* Start INFORMATION PROVIDED *

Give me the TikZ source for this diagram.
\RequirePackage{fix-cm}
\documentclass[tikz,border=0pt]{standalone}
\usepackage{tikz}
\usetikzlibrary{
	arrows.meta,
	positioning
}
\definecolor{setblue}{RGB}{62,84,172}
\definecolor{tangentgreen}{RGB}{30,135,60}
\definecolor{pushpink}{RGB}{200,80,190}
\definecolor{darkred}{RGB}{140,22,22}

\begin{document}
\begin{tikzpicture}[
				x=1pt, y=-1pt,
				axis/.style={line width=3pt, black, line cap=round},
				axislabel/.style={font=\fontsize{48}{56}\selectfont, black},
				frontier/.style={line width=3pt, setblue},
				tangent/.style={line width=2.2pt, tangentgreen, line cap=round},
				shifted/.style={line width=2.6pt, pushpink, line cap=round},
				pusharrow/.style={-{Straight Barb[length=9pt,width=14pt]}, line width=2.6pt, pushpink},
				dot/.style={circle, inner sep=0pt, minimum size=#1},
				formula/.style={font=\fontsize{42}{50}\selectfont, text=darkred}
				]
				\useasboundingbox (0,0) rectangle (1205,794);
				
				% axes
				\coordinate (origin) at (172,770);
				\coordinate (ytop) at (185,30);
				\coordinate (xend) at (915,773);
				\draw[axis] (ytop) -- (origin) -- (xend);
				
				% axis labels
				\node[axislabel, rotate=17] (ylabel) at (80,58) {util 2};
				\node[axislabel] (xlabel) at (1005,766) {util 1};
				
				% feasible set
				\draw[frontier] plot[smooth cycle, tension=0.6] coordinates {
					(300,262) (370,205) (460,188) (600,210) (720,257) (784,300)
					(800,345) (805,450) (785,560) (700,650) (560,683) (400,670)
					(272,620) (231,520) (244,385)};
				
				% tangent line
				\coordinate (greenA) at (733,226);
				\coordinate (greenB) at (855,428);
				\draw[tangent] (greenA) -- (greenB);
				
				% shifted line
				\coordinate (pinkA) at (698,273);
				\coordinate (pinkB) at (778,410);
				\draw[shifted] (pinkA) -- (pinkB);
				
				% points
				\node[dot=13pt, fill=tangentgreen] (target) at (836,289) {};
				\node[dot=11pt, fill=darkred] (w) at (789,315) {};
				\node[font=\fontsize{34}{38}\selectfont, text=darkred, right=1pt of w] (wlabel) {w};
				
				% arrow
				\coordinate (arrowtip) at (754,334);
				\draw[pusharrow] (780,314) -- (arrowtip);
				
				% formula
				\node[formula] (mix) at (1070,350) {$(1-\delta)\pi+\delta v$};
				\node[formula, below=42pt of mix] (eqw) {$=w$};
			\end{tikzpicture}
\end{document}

* End INFORMATION PROVIDED *
* Start INFORMATION PROVIDED *

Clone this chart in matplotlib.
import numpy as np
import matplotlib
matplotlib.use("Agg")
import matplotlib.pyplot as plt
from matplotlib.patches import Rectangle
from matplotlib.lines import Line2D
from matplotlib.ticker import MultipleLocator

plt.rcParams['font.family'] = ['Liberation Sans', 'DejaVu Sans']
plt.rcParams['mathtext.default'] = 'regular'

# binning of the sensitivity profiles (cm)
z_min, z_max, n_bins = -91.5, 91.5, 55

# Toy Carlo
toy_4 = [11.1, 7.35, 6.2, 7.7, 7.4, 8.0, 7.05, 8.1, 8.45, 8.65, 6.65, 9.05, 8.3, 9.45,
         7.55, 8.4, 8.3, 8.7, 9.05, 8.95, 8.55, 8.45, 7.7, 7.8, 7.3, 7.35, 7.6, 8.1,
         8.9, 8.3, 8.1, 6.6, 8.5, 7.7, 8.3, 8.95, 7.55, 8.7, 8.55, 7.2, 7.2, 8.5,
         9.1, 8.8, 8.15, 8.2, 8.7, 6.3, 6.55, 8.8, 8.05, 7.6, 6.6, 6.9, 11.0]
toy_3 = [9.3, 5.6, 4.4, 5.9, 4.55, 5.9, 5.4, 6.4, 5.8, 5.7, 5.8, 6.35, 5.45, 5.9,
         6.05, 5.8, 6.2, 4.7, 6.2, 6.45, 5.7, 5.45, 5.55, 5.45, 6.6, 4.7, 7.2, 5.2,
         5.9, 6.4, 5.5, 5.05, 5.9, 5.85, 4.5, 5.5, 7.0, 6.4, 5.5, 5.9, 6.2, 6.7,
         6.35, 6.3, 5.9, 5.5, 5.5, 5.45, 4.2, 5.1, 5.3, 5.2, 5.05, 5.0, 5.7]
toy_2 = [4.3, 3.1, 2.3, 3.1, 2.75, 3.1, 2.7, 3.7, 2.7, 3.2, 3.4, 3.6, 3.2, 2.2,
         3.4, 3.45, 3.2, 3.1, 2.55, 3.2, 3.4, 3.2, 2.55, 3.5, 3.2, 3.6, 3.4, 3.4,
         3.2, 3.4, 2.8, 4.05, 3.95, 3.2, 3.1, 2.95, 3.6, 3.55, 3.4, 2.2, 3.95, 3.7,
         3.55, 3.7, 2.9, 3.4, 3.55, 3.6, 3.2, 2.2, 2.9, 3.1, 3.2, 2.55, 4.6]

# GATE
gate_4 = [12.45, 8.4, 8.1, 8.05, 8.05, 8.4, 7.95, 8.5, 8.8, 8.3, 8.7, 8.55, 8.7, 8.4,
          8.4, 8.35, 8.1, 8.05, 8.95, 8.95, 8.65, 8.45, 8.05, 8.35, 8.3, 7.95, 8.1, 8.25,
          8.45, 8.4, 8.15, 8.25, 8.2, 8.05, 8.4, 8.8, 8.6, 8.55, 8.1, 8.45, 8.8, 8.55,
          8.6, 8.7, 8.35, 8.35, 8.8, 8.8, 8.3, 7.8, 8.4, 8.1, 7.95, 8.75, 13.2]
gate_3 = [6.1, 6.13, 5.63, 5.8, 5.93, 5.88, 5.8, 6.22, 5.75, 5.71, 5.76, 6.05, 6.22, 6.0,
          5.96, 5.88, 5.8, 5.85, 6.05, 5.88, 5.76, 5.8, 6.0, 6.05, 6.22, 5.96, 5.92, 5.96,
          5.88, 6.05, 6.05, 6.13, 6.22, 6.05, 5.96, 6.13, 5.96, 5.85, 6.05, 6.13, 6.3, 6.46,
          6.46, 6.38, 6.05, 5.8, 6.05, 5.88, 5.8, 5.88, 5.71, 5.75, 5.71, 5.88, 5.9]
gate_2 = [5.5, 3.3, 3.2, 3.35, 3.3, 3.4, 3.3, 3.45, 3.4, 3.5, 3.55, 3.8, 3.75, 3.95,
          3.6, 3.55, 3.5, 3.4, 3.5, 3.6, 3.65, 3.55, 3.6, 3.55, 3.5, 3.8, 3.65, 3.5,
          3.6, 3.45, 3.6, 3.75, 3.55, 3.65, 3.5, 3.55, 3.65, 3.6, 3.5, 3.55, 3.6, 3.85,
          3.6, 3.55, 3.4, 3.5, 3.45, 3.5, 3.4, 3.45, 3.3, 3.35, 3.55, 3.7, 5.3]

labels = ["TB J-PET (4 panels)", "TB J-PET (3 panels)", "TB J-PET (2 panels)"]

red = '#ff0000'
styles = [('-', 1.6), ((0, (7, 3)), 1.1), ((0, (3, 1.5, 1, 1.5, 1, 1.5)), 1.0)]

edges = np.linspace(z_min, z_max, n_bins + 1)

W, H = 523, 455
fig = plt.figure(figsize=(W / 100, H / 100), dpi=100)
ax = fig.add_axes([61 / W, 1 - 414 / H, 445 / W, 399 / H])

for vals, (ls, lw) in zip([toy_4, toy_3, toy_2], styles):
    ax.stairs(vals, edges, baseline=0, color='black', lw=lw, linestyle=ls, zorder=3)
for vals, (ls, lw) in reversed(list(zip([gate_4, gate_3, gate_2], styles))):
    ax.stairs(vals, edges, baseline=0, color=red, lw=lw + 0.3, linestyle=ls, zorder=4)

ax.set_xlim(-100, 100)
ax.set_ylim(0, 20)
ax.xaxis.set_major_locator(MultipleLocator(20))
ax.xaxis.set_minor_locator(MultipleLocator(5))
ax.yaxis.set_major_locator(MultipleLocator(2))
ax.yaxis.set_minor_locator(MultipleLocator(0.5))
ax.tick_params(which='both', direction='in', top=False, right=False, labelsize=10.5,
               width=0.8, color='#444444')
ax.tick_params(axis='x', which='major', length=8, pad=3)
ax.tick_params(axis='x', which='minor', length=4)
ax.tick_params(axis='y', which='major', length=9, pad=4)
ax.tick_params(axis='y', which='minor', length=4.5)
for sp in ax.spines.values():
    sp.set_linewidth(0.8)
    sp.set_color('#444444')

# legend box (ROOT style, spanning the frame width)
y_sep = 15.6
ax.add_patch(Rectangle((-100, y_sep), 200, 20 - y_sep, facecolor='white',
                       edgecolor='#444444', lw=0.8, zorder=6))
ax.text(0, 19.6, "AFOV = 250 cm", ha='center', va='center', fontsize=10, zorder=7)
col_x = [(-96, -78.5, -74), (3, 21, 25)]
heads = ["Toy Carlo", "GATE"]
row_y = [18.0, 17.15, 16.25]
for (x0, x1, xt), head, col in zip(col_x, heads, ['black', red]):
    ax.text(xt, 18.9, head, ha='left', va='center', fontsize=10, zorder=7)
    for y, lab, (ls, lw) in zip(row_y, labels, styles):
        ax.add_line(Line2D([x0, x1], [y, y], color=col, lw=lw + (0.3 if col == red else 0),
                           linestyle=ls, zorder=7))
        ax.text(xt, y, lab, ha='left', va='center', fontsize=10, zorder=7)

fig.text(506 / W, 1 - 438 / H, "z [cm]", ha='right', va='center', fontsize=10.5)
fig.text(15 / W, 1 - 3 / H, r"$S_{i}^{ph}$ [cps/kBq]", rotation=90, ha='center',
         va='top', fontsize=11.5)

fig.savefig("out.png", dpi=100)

* End INFORMATION PROVIDED *

THE TASK: From the records above, extract exactly and only the lines that begin at the line with "Give me the TikZ source for this diagram." and stop after the line with "(780,314) -- (arrowtip);".

WRITTEN REPLY:
Give me the TikZ source for this diagram.
\RequirePackage{fix-cm}
\documentclass[tikz,border=0pt]{standalone}
\usepackage{tikz}
\usetikzlibrary{
	arrows.meta,
	positioning
}
\definecolor{setblue}{RGB}{62,84,172}
\definecolor{tangentgreen}{RGB}{30,135,60}
\definecolor{pushpink}{RGB}{200,80,190}
\definecolor{darkred}{RGB}{140,22,22}

\begin{document}
\begin{tikzpicture}[
				x=1pt, y=-1pt,
				axis/.style={line width=3pt, black, line cap=round},
				axislabel/.style={font=\fontsize{48}{56}\selectfont, black},
				frontier/.style={line width=3pt, setblue},
				tangent/.style={line width=2.2pt, tangentgreen, line cap=round},
				shifted/.style={line width=2.6pt, pushpink, line cap=round},
				pusharrow/.style={-{Straight Barb[length=9pt,width=14pt]}, line width=2.6pt, pushpink},
				dot/.style={circle, inner sep=0pt, minimum size=#1},
				formula/.style={font=\fontsize{42}{50}\selectfont, text=darkred}
				]
				\useasboundingbox (0,0) rectangle (1205,794);
				
				% axes
				\coordinate (origin) at (172,770);
				\coordinate (ytop) at (185,30);
				\coordinate (xend) at (915,773);
				\draw[axis] (ytop) -- (origin) -- (xend);
				
				% axis labels
				\node[axislabel, rotate=17] (ylabel) at (80,58) {util 2};
				\node[axislabel] (xlabel) at (1005,766) {util 1};
				
				% feasible set
				\draw[frontier] plot[smooth cycle, tension=0.6] coordinates {
					(300,262) (370,205) (460,188) (600,210) (720,257) (784,300)
					(800,345) (805,450) (785,560) (700,650) (560,683) (400,670)
					(272,620) (231,520) (244,385)};
				
				% tangent line
				\coordinate (greenA) at (733,226);
				\coordinate (greenB) at (855,428);
				\draw[tangent] (greenA) -- (greenB);
				
				% shifted line
				\coordinate (pinkA) at (698,273);
				\coordinate (pinkB) at (778,410);
				\draw[shifted] (pinkA) -- (pinkB);
				
				% points
				\node[dot=13pt, fill=tangentgreen] (target) at (836,289) {};
				\node[dot=11pt, fill=darkred] (w) at (789,315) {};
				\node[font=\fontsize{34}{38}\selectfont, text=darkred, right=1pt of w] (wlabel) {w};
				
				% arrow
				\coordinate (arrowtip) at (754,334);
				\draw[pusharrow] (780,314) -- (arrowtip);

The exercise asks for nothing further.